Dorma-Betriebsratsvorsitzender Jörg Kannapin.
Dorma-Betriebsratsvorsitzender Jörg Kannapin. © WP | Klaus Bröking

Auch wenn aus der Erfahrung heraus die Chancen nicht herausragend gut stehen, die Entscheidung der Unternehmensspitze abzuwenden, wollen Betriebsräte und Gewerkschaft als erstes Alternativen erarbeiten, die ohne den Verlust hunderter Arbeitsplätze zu dem Gewinnmaximierungsziel führen. Die Hoffnung: Die Schweizer Entscheider sind von dem Alternativplan überzeugt und setzen diesen um, anstatt ihre Angestellten vor die Tür.

Sollte das auf kein Gehör treffen – die aktuellen Maßnahmen hatte das Top-Management mit der externen Hilfe von Unternehmensberatern ausgearbeitet – sei das oberste Gebot, den Arbeitsplatzabbau sozial verträglich zu gestalten.
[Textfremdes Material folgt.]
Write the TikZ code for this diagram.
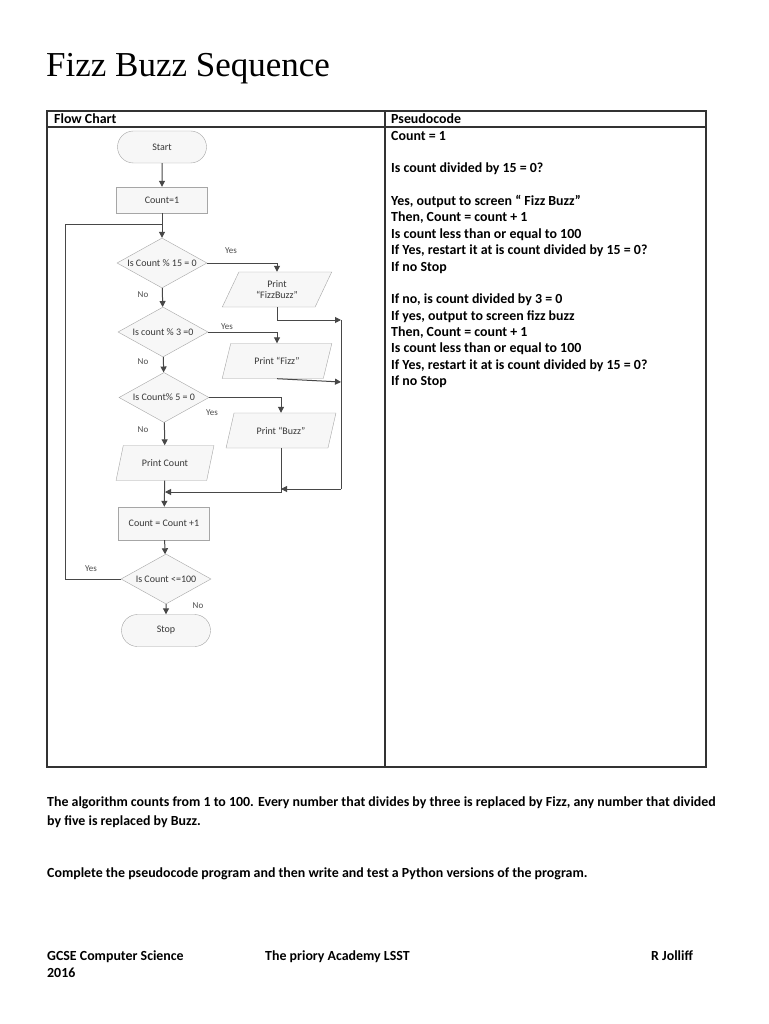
\documentclass[tikz,border=0pt]{standalone}
\usepackage{fontspec}
\setmainfont{Carlito}
\newfontfamily\titlefont{Liberation Serif}
\usetikzlibrary{shapes.geometric,shapes.misc,arrows.meta}

\tikzset{
  box/.style={draw=gray!70, fill=gray!6, font=\fontsize{10}{11.5}\selectfont, text=black!78, align=center, inner sep=1pt},
  term/.style={box, rounded rectangle, minimum width=91pt, minimum height=32pt},
  proc/.style={box, rectangle, minimum width=91pt},
  decide/.style={box, diamond, aspect=1.8, minimum width=90pt, minimum height=50pt, inner xsep=-1.5pt, inner ysep=0pt},
  io/.style={box, trapezium, trapezium left angle=65, trapezium right angle=115, trapezium stretches, minimum width=110pt, minimum height=35pt},
  flow/.style={draw=black!72, line width=1pt},
  arr/.style={flow, -{Triangle[length=6pt,width=6pt]}},
  lbl/.style={font=\fontsize{9}{10}\selectfont, text=black!70},
  txt/.style={anchor=base west, inner sep=0pt, font=\fontsize{13.9}{16}\selectfont\bfseries},
}

\begin{document}
\begin{tikzpicture}[x=1pt, y=-1pt]
  \useasboundingbox (0,0) rectangle (768,1024);
  \fill[white] (0,0) rectangle (768,1024);

  % title and table
  \node[anchor=base west, inner sep=0pt, font=\titlefont\fontsize{35}{40}\selectfont] (title) at (46,77) {Fizz Buzz Sequence};
  \draw[line width=1.1pt, black!80] (47,111) rectangle (706,767);
  \draw[line width=1.1pt, black!80] (47,127) -- (706,127);
  \draw[line width=1.1pt, black!80] (385,111) -- (385,767);
  \node[txt] (hflow) at (54,123.5) {Flow Chart};
  \node[txt] (hpseudo) at (391,123.5) {Pseudocode};

  % pseudocode
  \node[txt] (ps0) at (391,140.5) {Count = 1};
  \node[txt] (ps2) at (391,173) {Is count divided by 15 = 0?};
  \node[txt] (ps4) at (391,205.5) {Yes, output to screen “ Fizz Buzz”};
  \node[txt] (ps5) at (391,222) {Then, Count = count + 1};
  \node[txt] (ps6) at (391,238) {Is count less than or equal to 100};
  \node[txt] (ps7) at (391,254.5) {If Yes, restart it at is count divided by 15 = 0?};
  \node[txt] (ps8) at (391,271) {If no Stop};
  \node[txt] (ps10) at (391,303.5) {If no, is count divided by 3 = 0};
  \node[txt] (ps11) at (391,320) {If yes, output to screen fizz buzz};
  \node[txt] (ps12) at (391,336) {Then, Count = count + 1};
  \node[txt] (ps13) at (391,352.5) {Is count less than or equal to 100};
  \node[txt] (ps14) at (391,369) {If Yes, restart it at is count divided by 15 = 0?};
  \node[txt] (ps15) at (391,385.5) {If no Stop};

  % flow chart
  \node[term] (start) at (162,147) {Start};
  \node[proc, minimum height=26pt] (init) at (162,200) {Count=1};
  \node[decide] (d15) at (162,263) {Is Count \% 15 = 0};
  \node[io] (pFB) at (277,289.5) {Print\\“FizzBuzz”};
  \node[decide] (d3) at (163,332) {Is count \% 3 =0};
  \node[io] (pFizz) at (277,361) {Print “Fizz”};
  \node[decide] (d5) at (164,397.5) {Is Count\% 5 = 0};
  \node[io] (pBuzz) at (281,430.5) {Print “Buzz”};
  \node[io, minimum width=98pt] (pCount) at (165,463) {Print Count};
  \node[proc, minimum height=33pt] (inc) at (164,523.5) {Count = Count +1};
  \node[decide] (d100) at (166,579) {Is Count <=100};
  \node[term] (stop) at (166,630.5) {Stop};

  \coordinate (loopin) at (162,225);
  \coordinate (railtop) at (341,320);
  \coordinate (railbot) at (341,489);
  \coordinate (fizzout) at (341,382);
  \coordinate (mergein) at (165,492);

  \draw[arr] (start) -- (init);
  \draw[arr] (init) -- (d15);
  \draw[flow] (d100.west) -- ++(-55,0) |- (loopin);
  \draw[arr] (d15.east) -| (pFB.north);
  \draw[arr] (d15) -- (d3);
  \draw[arr] (d3.east) -| (pFizz.north);
  \draw[arr] (d3) -- (d5);
  \draw[arr] (d5.east) -| (pBuzz.north);
  \draw[arr] (d5) -- (pCount);
  \draw[arr] (pFB.south) |- (railtop);
  \draw[arr] (pFizz.south) -- (fizzout);
  \draw[flow] (railtop) -- (railbot);
  \draw[arr] (railbot) -- (pBuzz.south |- railbot);
  \draw[arr] (pBuzz.south) |- (mergein);
  \draw[arr] (pCount) -- (inc);
  \draw[arr] (inc) -- (d100);
  \draw[arr] (d100) -- (stop);

  \node[lbl] (yes15) at (231,251) {Yes};
  \node[lbl] (no15) at (143,295) {No};
  \node[lbl] (yes3) at (227,327) {Yes};
  \node[lbl] (no3) at (143,362) {No};
  \node[lbl] (yes5) at (212,413) {Yes};
  \node[lbl] (no5) at (143,430) {No};
  \node[lbl] (yes100) at (91,569) {Yes};
  \node[lbl] (no100) at (198,606) {No};

  % text below the table
  \node[txt] (para1) at (47,806.5) {The algorithm counts from 1 to 100. Every number that divides by three is replaced by Fizz, any number that divided};
  \node[txt] (para2) at (47,825.5) {by five is replaced by Buzz.};
  \node[txt] (task) at (47,877.5) {Complete the pseudocode program and then write and test a Python versions of the program.};

  % footer
  \node[txt] (course) at (47,960.5) {GCSE Computer Science};
  \node[txt] (year) at (47,977.5) {2016};
  \node[txt] (school) at (265,960.5) {The priory Academy LSST};
  \node[txt] (teacher) at (651,960.5) {R Jolliff};
\end{tikzpicture}
\end{document}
Heißt: Unter anderem würden Stellen, die durch Renteneintritt oder Kündigung frei werden, nicht mehr nachbesetzt.

Aktuell ist schwer zu greifen, wie es für die Menschen weitergeht, die noch an den Standorten arbeiten, die komplett geschlossen werden sollen und welche Auswirkungen die möglichen Personalrochaden am Ende auf den Standort in Ennepetal haben werden. „Es wird immer von einem Kompetenzzentrum gesprochen, das Ennepetal werden soll, aber was sich genau dahinter verbirgt, hat bislang niemand erläutert“, sagt Jörg Kannapin, der sich für die Mitarbeiter vor allem Klarheit wünscht. Mit dieser ist allerdings wohl frühestens in einigen Wochen zu rechnen, wenn die Konzernleitung möglicherweise den Fragenkatalog beantwortet hat.